As can be seen, there are some pretty obvious groupings of scores within this data. Without staring at the data too hard you can see that there are clearly four groupings of scores that would map very cleanly to the four point system I mentioned earlier.
The main thing to make note of here is that there is a vast chasm between each grouping and its nearest neighbor(s). There is very little chance of mistaking a low vulnerability for a medium vulnerability. In contrast, with the current CVSS scoring system the grouping looks more like this:
There is some seemingly arbitrary dividing lines between High, Medium, and Low scores. Particularly troubling is the dividing line between Medium and High. Anything scored less than a 7 is a Medium risk and anything greater is a High. Unfortunately, there is a fair bit of data clustered at exactly that juncture. This leads to my final complaint against CVSS.
Objectivity is in the eye of the beholder
As mentioned in the beginning of the blog entry, a CVSS score is based on some base metric, but can be adjusted using a number of “Temporal” and “Environmental” metrics. In other words, given a base score, you can just tweak it how ever you want using a number of fuzzy criteria.
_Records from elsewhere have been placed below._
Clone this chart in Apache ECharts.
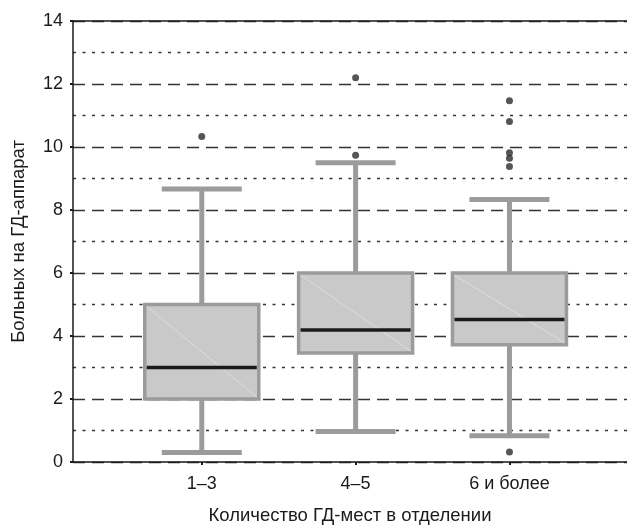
<!DOCTYPE html>
<html>
<head>
<meta charset="utf-8">
<script src="https://cdn.jsdelivr.net/npm/echarts@6/dist/echarts.min.js"></script>
<style>
  html, body { margin: 0; padding: 0; background: #fff; }
  #chart { width: 627px; height: 525px; }
</style>
</head>
<body>
<div id="chart"></div>
<script>
// Groups by number of dialysis places per department
const categories = ['1–3', '4–5', '6 и более'];

// Five-number summaries per group: [min whisker, Q1, median, Q3, max whisker]
const group13 = [0.30, 2.00, 3.00, 5.00, 8.67];
const group45 = [0.97, 3.46, 4.19, 6.00, 9.50];
const group6plus = [0.83, 3.72, 4.52, 6.00, 8.33];

// Outlying values per group
const outliers13 = [10.33];
const outliers45 = [9.74, 12.20];
const outliers6plus = [0.32, 9.38, 9.64, 9.82, 10.81, 11.47];

// Value axis ticks
const yTicks = [0, 2, 4, 6, 8, 10, 12, 14];

const summaries = [group13, group45, group6plus];
const outlierGroups = [outliers13, outliers45, outliers6plus];

const boxData = summaries.map((s, i) => [i].concat(s));
const outlierData = [];
outlierGroups.forEach((list, i) => list.forEach(v => outlierData.push([i, v])));

const GRAY = '#9b9b9b';
const FILL = '#c9c9c9';

function renderBox(params, api) {
  const x = api.value(0);
  const pMin = api.coord([x, api.value(1)]);
  const pQ1 = api.coord([x, api.value(2)]);
  const pMed = api.coord([x, api.value(3)]);
  const pQ3 = api.coord([x, api.value(4)]);
  const pMax = api.coord([x, api.value(5)]);
  const cx = pMed[0];
  const boxW = 114;
  const capW = 80;
  const capH = 5;
  return {
    type: 'group',
    children: [
      { type: 'line', shape: { x1: cx, y1: pMin[1], x2: cx, y2: pQ1[1] },
        style: { stroke: GRAY, lineWidth: 5 } },
      { type: 'line', shape: { x1: cx, y1: pQ3[1], x2: cx, y2: pMax[1] },
        style: { stroke: GRAY, lineWidth: 5 } },
      { type: 'rect', shape: { x: cx - capW / 2, y: pMin[1] - capH / 2, width: capW, height: capH },
        style: { fill: GRAY } },
      { type: 'rect', shape: { x: cx - capW / 2, y: pMax[1] - capH / 2, width: capW, height: capH },
        style: { fill: GRAY } },
      { type: 'rect', shape: { x: cx - boxW / 2, y: pQ3[1], width: boxW, height: pQ1[1] - pQ3[1] },
        style: { fill: FILL, stroke: GRAY, lineWidth: 3.5 } },
      { type: 'line', shape: { x1: cx - boxW / 2 + 2, y1: pQ3[1] + 2, x2: cx + boxW / 2 - 2, y2: pQ1[1] - 2 },
        style: { stroke: '#e2e2e2', lineWidth: 0.8 } },
      { type: 'line', shape: { x1: cx - boxW / 2 + 2, y1: pMed[1], x2: cx + boxW / 2 - 2, y2: pMed[1] },
        style: { stroke: '#1a1a1a', lineWidth: 3.5 } }
    ]
  };
}

const chart = echarts.init(document.getElementById('chart'), null, { renderer: 'canvas' });
const font = '"Liberation Sans", Arial, sans-serif';

chart.setOption({
  animation: false,
  backgroundColor: '#ffffff',
  grid: { left: 73, right: 0, top: 21, bottom: 63, containLabel: false, outerBoundsMode: 'none' },
  xAxis: [
    {
      type: 'value',
      min: -0.837,
      max: 2.764,
      name: 'Количество ГД-мест в отделении',
      nameLocation: 'middle',
      nameGap: 44,
      nameTextStyle: { fontFamily: font, fontSize: 18.5, color: '#1a1a1a' },
      axisLine: { show: true, onZero: false, lineStyle: { color: '#1a1a1a', width: 1.5 } },
      axisTick: { show: true, customValues: [0, 1, 2], length: 3, lineStyle: { color: '#1a1a1a', width: 2 } },
      axisLabel: {
        show: true,
        customValues: [0, 1, 2],
        formatter: v => categories[Math.round(v)] || '',
        margin: 13,
        fontFamily: font, fontSize: 18, color: '#1a1a1a'
      },
      splitLine: { show: false }
    },
    {
      type: 'value',
      position: 'top',
      min: -0.837,
      max: 2.764,
      axisLine: { show: true, onZero: false, lineStyle: { color: '#1a1a1a', width: 1.5 } },
      axisTick: { show: false },
      axisLabel: { show: false },
      splitLine: { show: false }
    }
  ],
  yAxis: {
    type: 'value',
    min: yTicks[0],
    max: yTicks[yTicks.length - 1],
    interval: 2,
    name: 'Больных на ГД-аппарат',
    nameLocation: 'middle',
    nameGap: 45,
    nameTextStyle: { fontFamily: font, fontSize: 18.5, color: '#1a1a1a' },
    axisLine: { show: true, onZero: false, lineStyle: { color: '#1a1a1a', width: 1.5 } },
    axisTick: { show: true, length: 3, lineStyle: { color: '#1a1a1a', width: 2 } },
    axisLabel: { margin: 10, fontFamily: font, fontSize: 18, color: '#1a1a1a' },
    splitLine: { show: true, lineStyle: { color: '#333333', width: 1.3, type: [12, 7] } },
    minorTick: { show: false, splitNumber: 2 },
    minorSplitLine: { show: true, lineStyle: { color: '#333333', width: 1.3, type: [3, 6.5] } }
  },
  series: [
    {
      type: 'custom',
      renderItem: renderBox,
      data: boxData,
      encode: { x: 0, y: [1, 2, 3, 4, 5] },
      clip: false
    },
    {
      type: 'scatter',
      data: outlierData,
      symbol: 'circle',
      symbolSize: 7,
      itemStyle: { color: '#2b2b2b' }
    }
  ]
});
</script>
</body>
</html>
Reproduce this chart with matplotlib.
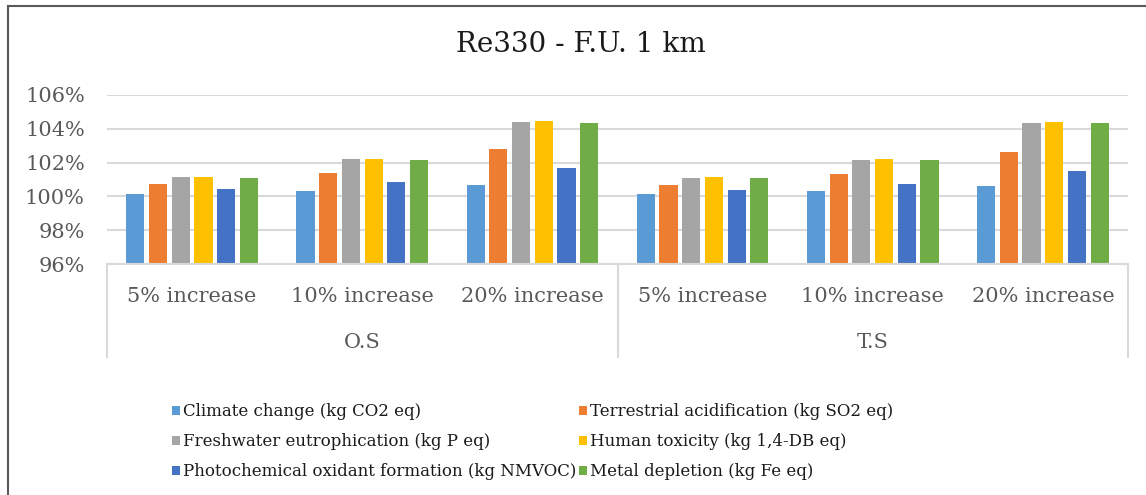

This, compounded with the coarse High, Medium, Low severity scores, leads to a troubling amount of score fiddling. I am not going to go all conspiracy theory on you and claim people are fudging numbers for publically disclosed CVEs. But, I have seen internal groups within companies leveraging these additional metrics to make the data fit their desired outcome. I can’t blame them, as it is almost a requirement. When presented a vulnerability there is generally an internal consensus about how serious this vulnerability is to the organization and whether it is a Critical, High, Medium, or Low (as I defined them above). However, once they enter all of the base metrics into the CVSS calculator there is a reasonable chance that it is going to give you a score that doesn’t mesh with their gut. So, adjustments are made to the temporal metrics and environmental metrics until it gives them the appropriate score. Again, I blame nobody for “fudging” the data, as often times the base score just doesn’t work. One could argue that the temporal and environmental scores could be adjusted in a reliable/repeatable way for a given application/environment. Then, anytime a vulnerability is identified in that specific application then the same temporal/environmental adjustments could be used to create reliable/repeatable scores. In reality, this doesn’t happen. An organization should be praised for using any kind of scoring system at all. To try to enforce an extra level of unnecessary/burdensome process is not worthwhile or realistic.
Even with all the above being said, as soon as you pitch the idea of using a four point scoring system you run into the problem of objectivity. How do we decide what criteria delineates a Critical from a High vulnerability? I am sure that is how CVSS started, as it provided an approach for scoring things objectively. But, as we already discussed, it is only superficialy objective, as there are numerous ways to adjust the score using subjective metrics. So, why bother? I think following a model similar to the Chrome severity guidelines makes more sense. The Chrome team has developed some specific criteria they use to group vulnerabilities. Given that they are only trying to place a vulnerability into one of four buckets it isn’t that difficult. Most organizations could come up with a similar set of organization specific criteria for assigning a vulnerability score. In the end, while I am a fan of standardization in general, I am not a fan of the current standard for vulnerability scoring. Not to be to cliche, but an Albert Einstein quote sums up my thoughts pretty well: “Everything should be made as simple as possible, but no simpler”. I think CVSS could using a little simplifying.